(The problem)
Every line below that holds the string "document" should be copied out.

Records from a data collection:
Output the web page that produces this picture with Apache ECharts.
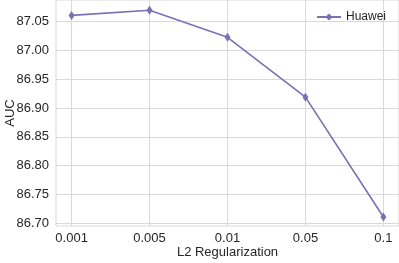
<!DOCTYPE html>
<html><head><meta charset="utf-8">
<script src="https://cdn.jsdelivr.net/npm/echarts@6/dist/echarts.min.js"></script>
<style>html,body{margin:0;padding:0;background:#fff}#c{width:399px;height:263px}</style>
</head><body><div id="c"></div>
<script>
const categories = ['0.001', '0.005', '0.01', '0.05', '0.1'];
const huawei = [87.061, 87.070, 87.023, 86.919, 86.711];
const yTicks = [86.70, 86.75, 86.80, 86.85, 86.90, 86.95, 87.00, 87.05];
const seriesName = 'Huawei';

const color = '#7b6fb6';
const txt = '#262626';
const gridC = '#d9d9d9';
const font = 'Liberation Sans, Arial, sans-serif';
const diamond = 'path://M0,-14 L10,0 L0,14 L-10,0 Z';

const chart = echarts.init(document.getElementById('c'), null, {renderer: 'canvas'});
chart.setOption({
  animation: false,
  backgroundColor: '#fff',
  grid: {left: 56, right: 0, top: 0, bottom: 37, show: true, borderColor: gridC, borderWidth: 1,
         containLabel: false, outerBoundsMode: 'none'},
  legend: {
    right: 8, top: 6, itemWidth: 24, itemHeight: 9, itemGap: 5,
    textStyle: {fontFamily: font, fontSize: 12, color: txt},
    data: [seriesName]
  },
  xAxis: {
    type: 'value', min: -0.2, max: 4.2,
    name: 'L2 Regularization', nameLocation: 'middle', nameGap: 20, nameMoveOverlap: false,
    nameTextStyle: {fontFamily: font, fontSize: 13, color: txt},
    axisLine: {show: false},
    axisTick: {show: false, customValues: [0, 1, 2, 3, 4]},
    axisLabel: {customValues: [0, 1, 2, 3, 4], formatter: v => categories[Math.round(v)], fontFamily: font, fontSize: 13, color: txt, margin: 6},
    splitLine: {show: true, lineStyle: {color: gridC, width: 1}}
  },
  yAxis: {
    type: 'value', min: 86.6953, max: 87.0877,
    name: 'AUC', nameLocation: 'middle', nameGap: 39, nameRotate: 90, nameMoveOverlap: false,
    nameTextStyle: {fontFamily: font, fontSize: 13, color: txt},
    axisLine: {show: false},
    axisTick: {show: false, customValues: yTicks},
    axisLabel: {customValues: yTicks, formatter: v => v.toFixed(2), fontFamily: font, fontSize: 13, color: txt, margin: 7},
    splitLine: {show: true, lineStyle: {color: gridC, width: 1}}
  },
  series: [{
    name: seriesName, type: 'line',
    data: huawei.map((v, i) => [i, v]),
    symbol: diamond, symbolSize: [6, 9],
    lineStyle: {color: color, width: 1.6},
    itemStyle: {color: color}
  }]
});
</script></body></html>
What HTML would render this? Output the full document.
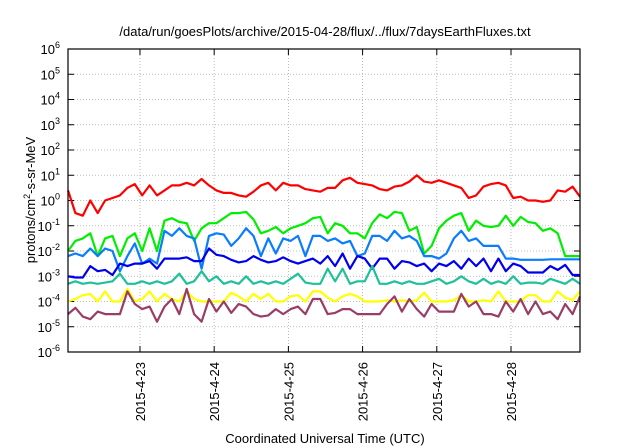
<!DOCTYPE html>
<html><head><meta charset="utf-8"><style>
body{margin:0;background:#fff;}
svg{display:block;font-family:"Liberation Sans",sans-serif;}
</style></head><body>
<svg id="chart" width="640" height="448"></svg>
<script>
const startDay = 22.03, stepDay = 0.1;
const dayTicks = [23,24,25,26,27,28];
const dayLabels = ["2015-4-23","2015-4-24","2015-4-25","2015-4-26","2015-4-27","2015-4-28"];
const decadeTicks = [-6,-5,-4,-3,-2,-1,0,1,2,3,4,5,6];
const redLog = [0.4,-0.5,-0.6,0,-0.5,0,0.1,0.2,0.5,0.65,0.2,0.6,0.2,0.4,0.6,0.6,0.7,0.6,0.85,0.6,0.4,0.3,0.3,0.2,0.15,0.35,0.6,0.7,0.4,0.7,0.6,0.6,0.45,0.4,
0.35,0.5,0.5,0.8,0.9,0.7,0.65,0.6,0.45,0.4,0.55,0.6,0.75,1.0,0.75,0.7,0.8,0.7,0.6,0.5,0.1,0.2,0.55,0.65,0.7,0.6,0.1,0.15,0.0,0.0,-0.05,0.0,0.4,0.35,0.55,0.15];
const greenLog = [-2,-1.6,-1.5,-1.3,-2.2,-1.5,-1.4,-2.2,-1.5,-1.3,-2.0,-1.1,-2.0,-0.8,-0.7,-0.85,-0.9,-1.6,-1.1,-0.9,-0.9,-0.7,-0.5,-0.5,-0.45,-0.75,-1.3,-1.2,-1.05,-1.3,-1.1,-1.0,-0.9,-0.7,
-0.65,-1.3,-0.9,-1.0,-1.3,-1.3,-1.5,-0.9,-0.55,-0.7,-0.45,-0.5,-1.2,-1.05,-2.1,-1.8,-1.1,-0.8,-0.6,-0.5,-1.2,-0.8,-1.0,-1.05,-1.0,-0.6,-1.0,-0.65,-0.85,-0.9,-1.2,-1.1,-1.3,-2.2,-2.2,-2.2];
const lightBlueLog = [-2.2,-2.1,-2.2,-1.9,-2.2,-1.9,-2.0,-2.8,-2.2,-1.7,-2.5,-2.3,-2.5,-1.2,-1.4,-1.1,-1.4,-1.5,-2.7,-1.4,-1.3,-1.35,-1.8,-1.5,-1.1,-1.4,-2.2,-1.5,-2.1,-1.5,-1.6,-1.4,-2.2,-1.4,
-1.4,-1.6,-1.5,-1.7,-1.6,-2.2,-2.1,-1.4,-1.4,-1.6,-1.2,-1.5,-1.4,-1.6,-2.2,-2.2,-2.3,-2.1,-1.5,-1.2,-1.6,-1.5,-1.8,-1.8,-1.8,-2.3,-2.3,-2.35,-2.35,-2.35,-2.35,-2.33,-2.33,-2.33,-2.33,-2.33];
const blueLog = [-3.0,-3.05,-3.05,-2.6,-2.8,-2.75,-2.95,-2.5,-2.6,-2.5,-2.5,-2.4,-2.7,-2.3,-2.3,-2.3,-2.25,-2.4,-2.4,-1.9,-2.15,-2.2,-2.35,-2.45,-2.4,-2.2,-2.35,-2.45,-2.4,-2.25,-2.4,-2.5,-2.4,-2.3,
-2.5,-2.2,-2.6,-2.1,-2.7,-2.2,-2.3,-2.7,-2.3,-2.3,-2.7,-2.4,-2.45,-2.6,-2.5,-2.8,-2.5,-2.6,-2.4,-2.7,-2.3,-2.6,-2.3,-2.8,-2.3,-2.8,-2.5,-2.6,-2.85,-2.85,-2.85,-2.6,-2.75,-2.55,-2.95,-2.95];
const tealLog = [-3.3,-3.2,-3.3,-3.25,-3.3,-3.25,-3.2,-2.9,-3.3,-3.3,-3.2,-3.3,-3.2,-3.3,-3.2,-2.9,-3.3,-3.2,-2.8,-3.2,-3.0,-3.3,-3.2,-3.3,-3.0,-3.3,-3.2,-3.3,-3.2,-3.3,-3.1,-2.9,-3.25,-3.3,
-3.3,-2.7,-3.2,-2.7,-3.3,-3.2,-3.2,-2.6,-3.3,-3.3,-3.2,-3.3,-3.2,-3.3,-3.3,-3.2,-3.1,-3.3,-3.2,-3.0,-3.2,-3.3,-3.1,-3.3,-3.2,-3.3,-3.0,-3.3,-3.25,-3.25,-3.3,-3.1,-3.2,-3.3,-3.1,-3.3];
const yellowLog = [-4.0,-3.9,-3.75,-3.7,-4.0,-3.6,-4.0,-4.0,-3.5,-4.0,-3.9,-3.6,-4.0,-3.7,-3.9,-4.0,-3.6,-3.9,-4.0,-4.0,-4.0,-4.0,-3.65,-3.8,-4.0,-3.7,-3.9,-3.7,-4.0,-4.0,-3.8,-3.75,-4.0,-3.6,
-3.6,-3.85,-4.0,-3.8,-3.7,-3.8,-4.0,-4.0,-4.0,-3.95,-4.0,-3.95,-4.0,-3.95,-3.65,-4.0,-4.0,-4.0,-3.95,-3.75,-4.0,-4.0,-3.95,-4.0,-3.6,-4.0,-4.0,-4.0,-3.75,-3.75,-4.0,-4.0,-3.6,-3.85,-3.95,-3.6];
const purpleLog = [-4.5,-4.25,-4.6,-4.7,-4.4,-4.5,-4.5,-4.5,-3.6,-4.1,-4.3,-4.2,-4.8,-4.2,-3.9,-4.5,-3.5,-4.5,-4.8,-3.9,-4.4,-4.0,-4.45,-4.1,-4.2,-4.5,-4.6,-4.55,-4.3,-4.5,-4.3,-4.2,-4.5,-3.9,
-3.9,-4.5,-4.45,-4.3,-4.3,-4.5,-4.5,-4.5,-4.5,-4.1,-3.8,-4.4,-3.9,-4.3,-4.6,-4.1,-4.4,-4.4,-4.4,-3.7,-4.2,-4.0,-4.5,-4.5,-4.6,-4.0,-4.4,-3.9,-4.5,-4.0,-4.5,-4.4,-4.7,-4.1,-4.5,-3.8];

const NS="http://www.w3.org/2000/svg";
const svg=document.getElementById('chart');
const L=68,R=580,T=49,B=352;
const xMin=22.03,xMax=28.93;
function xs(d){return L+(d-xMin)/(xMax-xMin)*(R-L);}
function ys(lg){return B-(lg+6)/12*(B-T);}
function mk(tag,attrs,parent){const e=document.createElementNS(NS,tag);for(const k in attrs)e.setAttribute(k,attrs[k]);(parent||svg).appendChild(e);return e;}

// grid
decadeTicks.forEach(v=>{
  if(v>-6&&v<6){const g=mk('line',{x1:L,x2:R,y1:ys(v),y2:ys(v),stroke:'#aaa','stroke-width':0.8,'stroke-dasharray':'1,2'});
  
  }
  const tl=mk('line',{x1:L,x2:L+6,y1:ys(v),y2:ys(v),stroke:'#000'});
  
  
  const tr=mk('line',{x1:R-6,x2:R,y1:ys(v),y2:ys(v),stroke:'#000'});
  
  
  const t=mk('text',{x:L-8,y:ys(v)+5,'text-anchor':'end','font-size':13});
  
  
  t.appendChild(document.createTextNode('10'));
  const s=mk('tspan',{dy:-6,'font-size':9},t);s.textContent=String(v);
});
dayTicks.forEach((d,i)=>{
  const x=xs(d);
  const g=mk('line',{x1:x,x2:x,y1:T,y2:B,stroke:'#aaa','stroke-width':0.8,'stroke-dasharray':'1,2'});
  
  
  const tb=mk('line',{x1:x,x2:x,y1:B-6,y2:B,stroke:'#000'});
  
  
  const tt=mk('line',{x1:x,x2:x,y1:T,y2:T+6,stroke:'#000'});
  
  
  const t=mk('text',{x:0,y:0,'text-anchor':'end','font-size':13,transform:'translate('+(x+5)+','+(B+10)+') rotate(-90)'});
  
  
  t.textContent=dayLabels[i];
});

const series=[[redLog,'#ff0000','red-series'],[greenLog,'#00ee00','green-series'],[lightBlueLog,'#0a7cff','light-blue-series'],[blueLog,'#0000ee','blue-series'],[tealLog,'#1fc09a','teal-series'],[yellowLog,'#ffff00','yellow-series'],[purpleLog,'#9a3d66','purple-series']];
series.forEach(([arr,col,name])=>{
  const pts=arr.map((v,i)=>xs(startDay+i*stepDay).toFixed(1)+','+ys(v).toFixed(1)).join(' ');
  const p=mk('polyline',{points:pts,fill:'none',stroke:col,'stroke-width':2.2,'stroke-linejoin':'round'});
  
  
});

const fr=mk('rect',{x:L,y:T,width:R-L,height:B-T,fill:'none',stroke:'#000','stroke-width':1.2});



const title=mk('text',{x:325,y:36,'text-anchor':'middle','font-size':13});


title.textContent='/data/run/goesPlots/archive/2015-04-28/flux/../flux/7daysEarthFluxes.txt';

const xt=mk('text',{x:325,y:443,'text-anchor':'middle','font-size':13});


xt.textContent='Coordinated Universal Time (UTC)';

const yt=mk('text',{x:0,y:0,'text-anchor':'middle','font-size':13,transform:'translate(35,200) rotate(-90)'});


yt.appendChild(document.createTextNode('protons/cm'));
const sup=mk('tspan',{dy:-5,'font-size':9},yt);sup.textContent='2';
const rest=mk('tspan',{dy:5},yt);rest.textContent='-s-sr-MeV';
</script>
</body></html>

(Output of the exercise)
const chart = echarts.init(document.getElementById('c'), null, {renderer: 'canvas'});
What HTML would render this? Output the full document.
const svg=document.getElementById('chart');
function mk(tag,attrs,parent){const e=document.createElementNS(NS,tag);for(const k in attrs)e.setAttribute(k,attrs[k]);(parent||svg).appendChild(e);return e;}
  t.appendChild(document.createTextNode('10'));
yt.appendChild(document.createTextNode('protons/cm'));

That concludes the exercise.